I find myself these days spending more and more time over at OPB--you know, Other Peoples' Blogs. In part, it's interesting to note that generally everybody else is more or less in the same game as I am. We're at different points along the track, to be certain, and sometimes on entirely different tracks with all the various genres out there, but it's still all the same game with write, write, write, revise, revise, revise, and then hope and pray that somebody else out there buys the book.
The agents' blogs I follow provide an interesting counterpoint to that melody. They're the gatekeepers, as it were, preventing us writers' jobs from being too easy. A particularly enjoyable post came to my e-mail this morning: http://www.rachellegardner.com/2011/09/notes-from-the-conference/. First of all, I love Ms. Gardner's blog; if you're an aspiring or a current writer and you haven't subscribed to it and read her "how to" posts, you're missing out. This morning's post, though, was particularly timely. She offers writers a few thoughts in terms of how to--or how not to, anyway--approach agents and editors at a conference, and it happens that I'll be at a conference in a bit less than two weeks. At the conference, the knowledge that I shouldn't tackle an agent who is in a hurry to get somewhere in order to present a query in person will, I'm sure, be quite helpful.
Also, I learned from Ms. Gardner that it will boost an agent's ego if I mention that I've read her blog, that boost coming just in time for her to, in turn, crush my ego with rejection. See? The things I learn from an agent's blog are just--awesome.
http://markwilliamsinternational.com/2011/09/25/the-most-important-question-to-ask-yourself-before-you-publish-anne-r-allen/ is another excellent blog I just found and subscribed to. The post this morning is particularly beautiful; it's a blog post about a blog post. If you're reading about it here, that means you're reading a blog post about a blog post about a blog post. About writing. That makes me happy; hopefully the same for you?
This one in particular, though, addresses a couple of topics that are dear to me. The first is the "purpose behind the blog." Mr. Williams brings up a criticism regarding writers' blogs; apparently some think that we're all wasting our time blogging because the only people who read writing blogs are other writers. His response: "What Wendy doesn’t understand is this: A good writing blog is an extension of that writer’s purpose in life: To write." Precisely. I'm not here to sell my book(s). I'm not here to gain a huge followership and get extraordinarily wealthy from the revenue obtained from side-pane ads for various commercial products I've never used anyway. I'm here to write. I enjoy writing. I like to write. Yes, I write stories, but sometimes it's more fun to just sit and write about writing.

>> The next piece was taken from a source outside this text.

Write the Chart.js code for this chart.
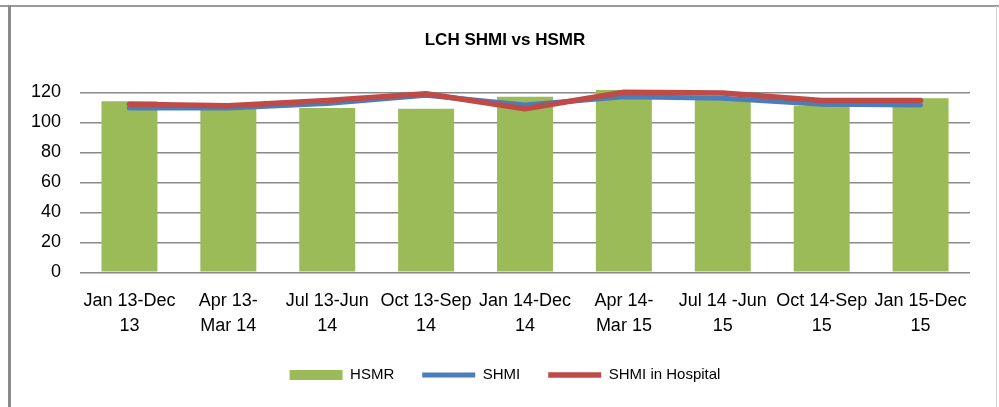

The other part of Williams's blog, though, was a guest post by Anne Allen. I think it was a guest post, anyway; the description of musical blogging chairs just flat-out confused me. Regardless, I went in expecting to be irritated; here was another bit of writing about how we shouldn't publish till we're ready, and I assumed at first that she'd be preaching the gospel of editing perfection, just like everybody else.
Ms. Allen's point, quite a valid one if you ask me (and yes, I know you didn't), was that you shouldn't publish until you're ready to deal with rejection--rejection that, in this case, comes in the form of readers' and reviewers' comments. What caught my eye was that she quoted the man, the literary god, who is the very reason I'm writing today: "But Isaac Asimov once observed that writers fall into two groups: 'those who bleed copiously and visibly at any bad review, and those who bleed copiously and secretly at any bad review.'"
It's true. A writer, especially a novelist who's put hundreds or thousands of hours into breathing life into a story from his or her head, puts a piece of Self out there when he or she publishes. The writer has to, then, be willing to accept that not everyone is going to find as much artistry in the work as (s)he does.
All valid points today, and all from other peoples' blogs.